The news stories appear daily: gas prices inch up from previous record-breaking highs; food costs soar and shortages spread in much of the world. When combined with the souring housing market, it’s no wonder that so many Americans are pessimistic about the country’s economic future.
These economic reports reflect a glass-half-empty mentality. After all, March’s 5.1 percent unemployment rate is still low by historical standards, and the current economic slowdown comes after six years of uninterrupted growth, which means the economy remains bigger than at any other time in history. Yet that doesn’t mean that Americans shouldn’t worry about our economic future. One real cause for concern should be the policies opportunistic politicians will pass in a rush to “solve” current economic challenges.
Consider what’s being pushed by the House Majority in the name of addressing high gas prices. One piece of legislation being championed by Speaker Pelosi is the “Energy Price Gouging Act,” which would expand the federal government’s power to target anyone in the energy supply chain who “artificially inflates the price of energy.” Those found guilty would be subject to fines and possible jail time.

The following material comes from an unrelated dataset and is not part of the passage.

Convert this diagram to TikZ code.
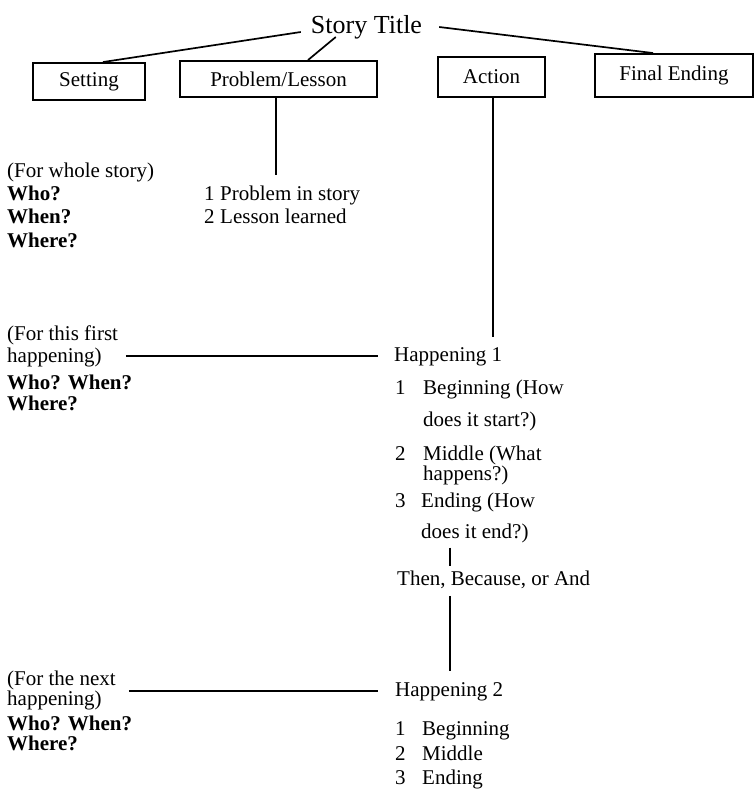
\documentclass[tikz,border=0pt]{standalone}
\usepackage{fontspec}
\setmainfont{Liberation Serif}
\begin{document}
\begin{tikzpicture}[x=1pt,y=-1pt,
  every node/.style={inner sep=0pt, font=\fontsize{21}{23}\selectfont},
  txt/.style={anchor=base west},
  askw/.style={anchor=base west, font=\fontsize{21}{23}\selectfont\bfseries},
  boxnode/.style={draw, line width=1.9pt, inner sep=0pt},
  link/.style={line width=1.7pt}]
\useasboundingbox (0,0) rectangle (755,793);

% title and the four headings
\node[anchor=base, font=\fontsize{26}{30}\selectfont] (title) at (366.5,33) {Story Title};
\node[boxnode, minimum width=112pt, minimum height=37pt] (set) at (89,81.5) {Setting};
\node[boxnode, minimum width=197pt, minimum height=36pt] (prob) at (278.5,79) {Problem/Lesson};
\node[boxnode, minimum width=107pt, minimum height=40pt] (act) at (491.5,77) {Action};
\node[boxnode, minimum width=158pt, minimum height=43pt] (fin) at (674,75.5) {Final Ending};

\draw[link] ([xshift=-10pt,yshift=1pt]title.base west) -- ([xshift=14pt]set.north);
\draw[link] ([xshift=25pt,yshift=-4pt]title.base west) -- ([xshift=29.5pt]prob.north);
\draw[link] ([xshift=17pt,yshift=6pt]title.base east) -- ([xshift=-21pt]fin.north);

% setting for the whole story
\node[txt] (ws) at (7,177) {(For whole story)};
\node[askw] (who0) at (7,200) {Who?};
\node[askw] (when0) at (7,223) {When?};
\node[askw] (where0) at (7,247) {Where?};

% problem and lesson
\node[txt] (pn1) at (204,200) {1};
\node[txt] (pl1) at (220,200) {Problem in story};
\node[txt] (pn2) at (204,223) {2};
\node[txt] (pl2) at (220,223) {Lesson learned};
\draw[link] ([xshift=-2.5pt]prob.south) -- ([xshift=-2.5pt,yshift=10pt]prob.south |- pl1.north);

% first happening
\node[txt] (fa) at (7,340) {(For this first};
\node[txt] (fb) at (7,362) {happening)};
\node[askw] (fw1) at (7,389) {Who? When?};
\node[askw] (fw2) at (7,410) {Where?};

\node[txt] (h1) at (394,361) {Happening 1};
\draw[link] ([xshift=1.5pt]act.south) -- ([xshift=1.5pt,yshift=10pt]act.south |- h1.north);
\draw[link] ([xshift=24pt]fb.east |- h1.west) -- ([xshift=-16pt]h1.west);

\node[txt] (a1n) at (395,394) {1};
\node[txt] (a1a) at (423,394) {Beginning (How};
\node[txt] (a1b) at (423,426) {does it start?)};
\node[txt] (a2n) at (395,460) {2};
\node[txt] (a2a) at (423,460) {Middle (What};
\node[txt] (a2b) at (423,480) {happens?)};
\node[txt] (a3n) at (395,507) {3};
\node[txt] (a3a) at (421,507) {Ending (How};
\node[txt] (a3b) at (421,538) {does it end?)};

\node[txt] (then) at (397,585) {Then, Because, or And};
\coordinate (col) at (450,0);
\draw[link, shorten <=5pt, shorten >=4pt] (col |- a3b.south) -- (col |- then.north);

% next happening
\node[txt] (na) at (7,685) {(For the next};
\node[txt] (nb) at (7,705) {happening)};
\node[askw] (nw1) at (7,730) {Who? When?};
\node[askw] (nw2) at (7,750) {Where?};

\node[txt] (h2) at (395,696) {Happening 2};
\draw[link, shorten <=7.5pt, shorten >=10.5pt] (col |- then.south) -- (col |- h2.north);
\draw[link] ([xshift=27pt]nb.east |- h2.west) -- ([xshift=-17pt]h2.west);

\node[txt] (b1n) at (395,735) {1};
\node[txt] (b1) at (422,735) {Beginning};
\node[txt] (b2n) at (395,760) {2};
\node[txt] (b2) at (422,760) {Middle};
\node[txt] (b3n) at (395,784) {3};
\node[txt] (b3) at (422,784) {Ending};
\end{tikzpicture}
\end{document}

The Federal Trade Commission already has the power to investigate charges of price gouging, and numerous government studies have failed to find any wrongdoing. But this legislation and the threat of harsh penalties against business executive could have a real effect on the marketplace by discouraging companies from doing business.
Consider what this could mean after a big natural disaster. With access to the region disrupted, transportation becomes more costly and supplies are scarcer. In a free market, prices play an important role in ensuring that supply meets demand. Prices jump, sometimes precipitously, which signals suppliers, both domestic and international, that it’s worth making the extra investment to get their product to affected areas. High prices also encourage consumers to buy only what is necessary.
Legislation discouraging price adjustments would thwart this important process, which would deter suppliers from coming online, encourage overconsumption--even hording--in affected regions, and could result in shortages. One study examined this legislation’s potential impact during the 2005 hurricane season (which included hurricane Katrina) and found it would have imposed $1.9 billion in economic costs.